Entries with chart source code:
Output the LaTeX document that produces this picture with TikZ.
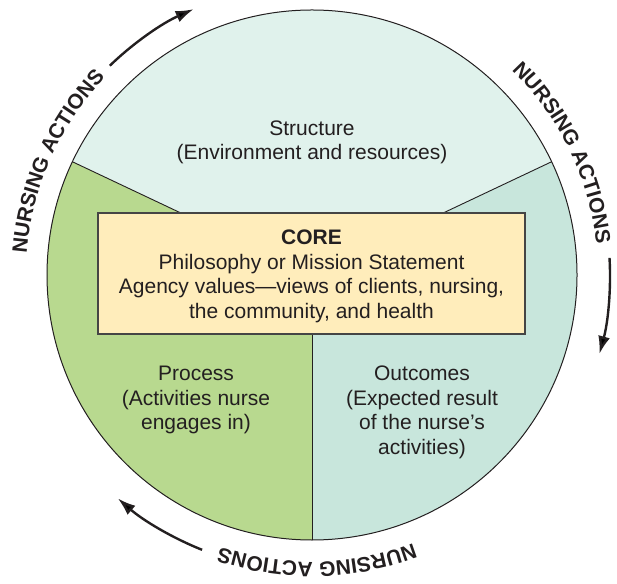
\documentclass[tikz,border=0pt]{standalone}
\usepackage{fontspec}
\setmainfont{Liberation Sans}
\usetikzlibrary{arrows.meta,decorations.text}
\definecolor{structc}{HTML}{E0F2EC}
\definecolor{procc}{HTML}{B8D98F}
\definecolor{outc}{HTML}{C8E6DC}
\definecolor{corec}{HTML}{FFEDBB}
\definecolor{inkc}{HTML}{231F20}
\definecolor{boxline}{HTML}{454545}
\begin{document}
\begin{tikzpicture}[x=1pt,y=1pt, font=\fontsize{21}{24.5}\selectfont, text=inkc,
  region/.style={align=center, inner sep=0pt, anchor=base},
  divider/.style={line width=0.9pt, draw=inkc},
  actarrow/.style={line width=2.4pt, draw=inkc, -{Latex[length=18pt,width=12pt]}},
  ringtext/.style={decorate, decoration={text along path, text align=center, text color=inkc,
     text={|\bfseries\fontsize{21}{21}\selectfont|NURSING ACTIONS}}}]
\useasboundingbox (0,0) rectangle (617,583);
\coordinate (C) at (312,308);
% sectors
\fill[structc] (C) -- ([shift={(C)}]25.3:265) arc[start angle=25.3,end angle=154.7,radius=265] -- cycle;
\fill[procc] (C) -- ([shift={(C)}]154.7:265) arc[start angle=154.7,end angle=270,radius=265] -- cycle;
\fill[outc] (C) -- ([shift={(C)}]270:265) arc[start angle=270,end angle=385.3,radius=265] -- cycle;
\draw[divider] (C) -- ([shift={(C)}]25.3:265);
\draw[divider] (C) -- ([shift={(C)}]154.7:265);
\draw[divider] (C) -- ([shift={(C)}]270:265);
\draw[line width=1pt, draw=inkc] (C) circle[radius=265];
% core box
\node[draw=boxline, fill=corec, line width=1.5pt, minimum width=427pt, minimum height=121pt, inner sep=0pt] (core) at (311.5,309.5) {};
\node[region] (coretext) at (311.5,264.7) {\textbf{CORE}\\Philosophy or Mission Statement\\Agency values---views of clients, nursing,\\the community, and health};
% region texts
\node[region] (struct) at (312,423) {Structure\\(Environment and resources)};
\node[region] (process) at (196,153) {Process\\(Activities nurse\\engages in)};
\node[region] (outcome) at (422,128.5) {Outcomes\\(Expected result\\of the nurse’s\\activities)};
% ring texts
\path[ringtext] ([shift={(C)}]190:286) arc[start angle=190,end angle=122,radius=286];
\path[ringtext] ([shift={(C)}]60:286) arc[start angle=60,end angle=-8,radius=286];
\path[ringtext] ([shift={(C)}]-55:287) arc[start angle=-55,end angle=-123,radius=287];
% arrows
\coordinate (a1) at ([shift={(C)}]134:291);
\coordinate (a2) at ([shift={(C)}]3.3:298);
\coordinate (a3) at ([shift={(C)}]-111.8:296);
\draw[actarrow] (a1) arc[start angle=134,end angle=114,radius=291];
\draw[actarrow] (a2) arc[start angle=3.3,end angle=-15.4,radius=298];
\draw[actarrow] (a3) arc[start angle=-111.8,end angle=-131,radius=296];
\end{tikzpicture}
\end{document}
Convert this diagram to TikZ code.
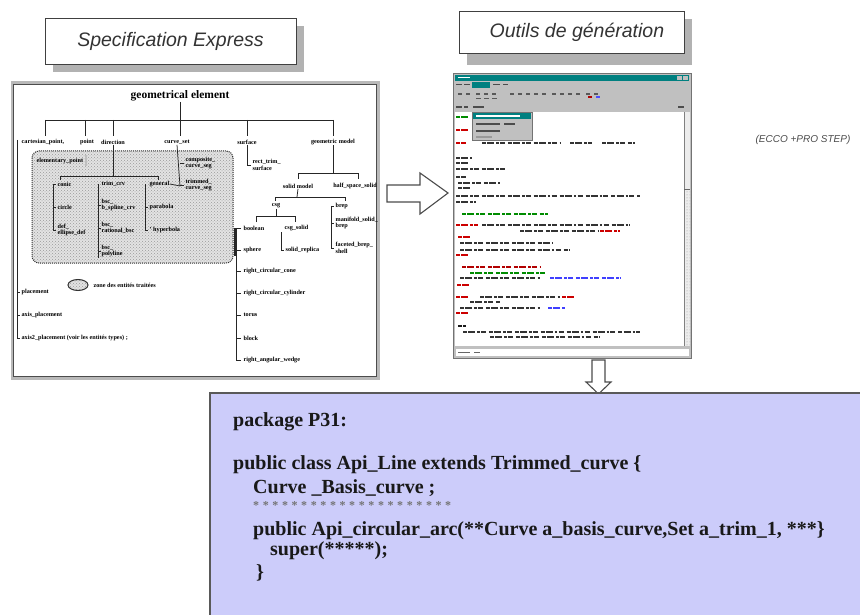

What needs to be done
Copy each line of the listing that contains the string "this".

In response
Output the LaTeX document that produces this picture with TikZ.
Convert this diagram to TikZ code.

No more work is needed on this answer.